Carpe Diem

Schon die alten Römer sagten, wir sollen den Tag «pflücken», geniessen und etliche Philosophen haben tausende von Seiten zum Thema «Leben» geschrieben.

In unserer westlichen Gesellschaft wird der Gedanke an den Tod möglichst verdrängt. Wenn wir dann damit konfrontiert werden, stehen wir ihm meistens ziemlich hilflos und verängstigt gegenüber. Dabei ist das Leben eigentlich nur einen Abschnitt zwischen zwei grossen Unbekannten: «vorher» und «nachher». Es gibt sogar Kulturen, da sind die Menschen traurig bei einer Geburt, wenn wieder eine arme Seele durch dieses Leben muss, und fröhlich, wenn es zu Ende gegangen ist.

Weder ein hundertjähriger noch eine zwölf Stunden alte Eintagsfliege verschwenden Gedanken an den Tod. Nur der Mensch ist fähig zu solchen Überlegungen. Wir sollten daher den Prozess «werden-sein-vergehen» als ganz natürlichen Vorgang betrachten, der weder gut noch böse ist.
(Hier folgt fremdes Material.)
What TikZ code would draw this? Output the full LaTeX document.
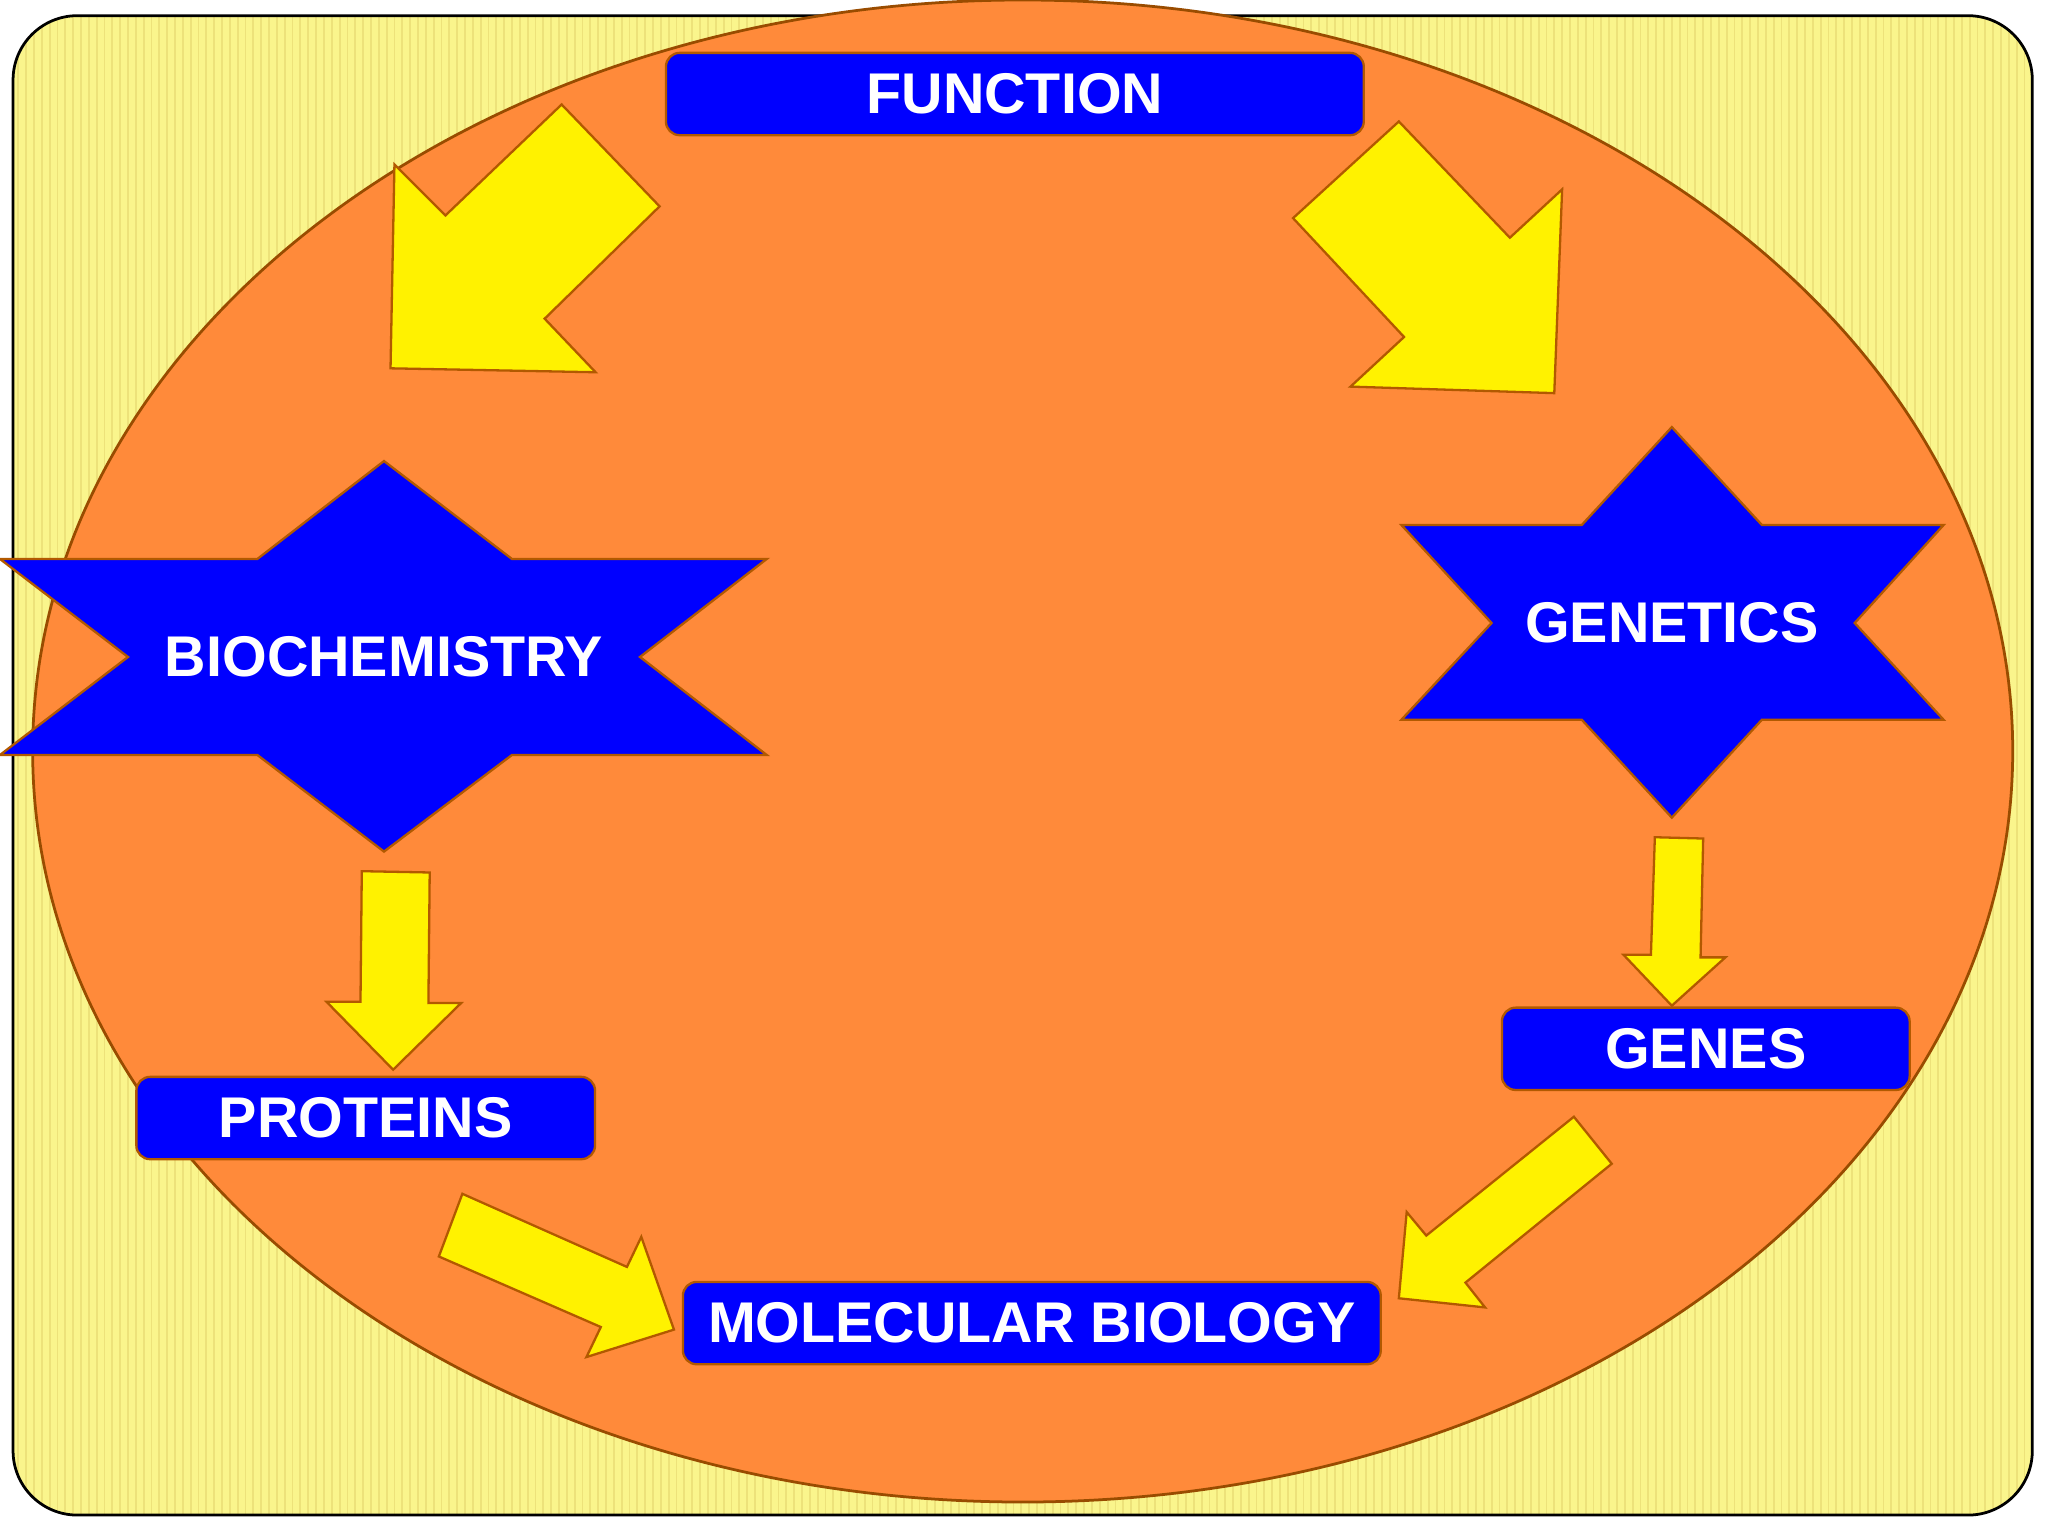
\documentclass[tikz,border=0pt]{standalone}
\usepackage{fontspec}
\setmainfont{Liberation Sans}
\begin{document}
\begin{tikzpicture}[x=0.01cm,y=-0.01cm,
  box/.style={draw=orange!70!black,fill=blue,rounded corners=3pt,line width=0.5pt},
  lbl/.style={text=white,font=\bfseries\fontsize{12.5}{14}\selectfont},
  star/.style={draw=orange!70!black,fill=blue,line width=0.5pt},
  arr/.style={draw=orange!70!black,fill=yellow,line width=0.5pt,line join=miter}]
\useasboundingbox (0,0) rectangle (1568,1176);
\definecolor{bgy}{HTML}{FAF58C}\definecolor{bgs}{HTML}{EDE27A}\definecolor{orng}{HTML}{FF8A3A}
\path[fill=bgy,rounded corners=14pt] (10,12) rectangle (1556,1160);
\begin{scope}
\clip[rounded corners=14pt] (10,12) rectangle (1556,1160);
\foreach \x in {14,20,...,1556} \draw[bgs,line width=0.4pt] (\x,12) -- (\x,1160);
\end{scope}
\draw[black,line width=0.6pt,rounded corners=14pt] (10,12) rectangle (1556,1160);
\draw[fill=orng,draw=orange!60!black,line width=0.6pt] (783,575) ellipse [x radius=758,y radius=575];
% stars
\draw[star] (294,353)--(392,428)--(587,428)--(490,503)--(587,578)--(392,578)--(294,652)--(197,578)--(0,578)--(98,503)--(0,428)--(197,428)--cycle;
\draw[star] (1280,327)--(1349,402)--(1488,402)--(1420,477)--(1488,551)--(1349,551)--(1280,626)--(1211,551)--(1073,551)--(1142,477)--(1073,402)--(1211,402)--cycle;
\node[lbl] (bio) at (294,503) {BIOCHEMISTRY};
\node[lbl] (gen) at (1280,477) {GENETICS};
% boxes
\node[box,lbl,minimum width=534\pgflinewidth,inner sep=0pt,minimum height=0.63cm,minimum width=5.34cm] (fun) at (777,72) {FUNCTION};
\node[box,lbl,inner sep=0pt,minimum height=0.63cm,minimum width=3.51cm] (pro) at (280,856) {PROTEINS};
\node[box,lbl,inner sep=0pt,minimum height=0.63cm,minimum width=3.12cm] (gns) at (1306,803) {GENES};
\node[box,lbl,inner sep=0pt,minimum height=0.63cm,minimum width=5.34cm] (mol) at (790,1013) {MOLECULAR BIOLOGY};
% arrows
\draw[arr] (430,80)--(505,158)--(417,244)--(456,285)--(299,282)--(302,126)--(341,165)--cycle;
\draw[arr] (1071,93)--(1156,182)--(1196,145)--(1190,301)--(1034,296)--(1075,258)--(990,167)--cycle;
\draw[arr] (277,667)--(329,668)--(328,768)--(353,768)--(301,819)--(250,767)--(276,767)--cycle;
\draw[arr] (1267,641)--(1304,642)--(1302,733)--(1321,733)--(1280,770)--(1243,731)--(1264,731)--cycle;
\draw[arr] (354,914)--(480,970)--(491,947)--(516,1018)--(449,1039)--(460,1016)--(336,962)--cycle;
\draw[arr] (1205,855)--(1234,891)--(1122,982)--(1137,1001)--(1071,994)--(1077,928)--(1092,946)--cycle;
\end{tikzpicture}
\end{document}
Wenn wir selbst, oder ein uns naher stehender Mensch, von einer lebensbedrohenden Krankheit befallen wird, wird uns die Endlichkeit des Lebens schlagartig bewusst. Trotzdem können wir in dieser Situation eine Chance entdecken: im Gegensatz zu Menschen, die durch Unfall, Mord oder Krieg umkommen, haben wir immer noch Gelegenheit «unser Haus in Ordnung zu bringen» und uns mit Würde zu verabschieden, bevor wir endgültig gehen müssen. Viele Menschen erleben diese Zeit viel intensiver, als ihre bisherigen Lebensjahre. Ich betrachte das auch als ein Privileg. So gesehen sind Krankheit und Tod keine nur negative Erlebnisse.

Wenn es dann aber so weit ist, dass wir – wie alle Lebewesen – gehen müssen oder dürfen, wird uns die Krankheit nicht folgen können: es ist, wie wenn sich unsere Seele, um geheilt zu werden, vom kranken Körper trennen muss. Dann aber werden wir nie mehr mit bangem Herzen die Resultate der Untersuchungen abwarten müssen; wir werden nie mehr von der Krankenschwester mit Infusionsnadeln verstochen und keine Chemo oder Bestrahlung belastet uns mehr mit ihren Nebenwirkungen. Für einen Krebspatienten tönt das doch fast paradiesisch… Aus diesen Blickwinkel betrachtet hat der Tod auch seine gute Seiten und verliert von seinen Schrecken, so diese dann noch da waren.

Jeder Mensch ist einzigartig, wie jede Blume auch. Diese Einzigartigkeit liegt aber in erster Linie darin begründet, dass nichts im Leben unendlich ist. Wir wollen und sollen an unseren Taten gemessen werden, jetzt und später. Aus diesem Grunde sagen die Odd Fellows – eine geistig-soziale humanitäre Vereinigung – wir sollen wirken, so lange es Tag ist. Und oft genug wird das Leben länger dauern, als wir meinen!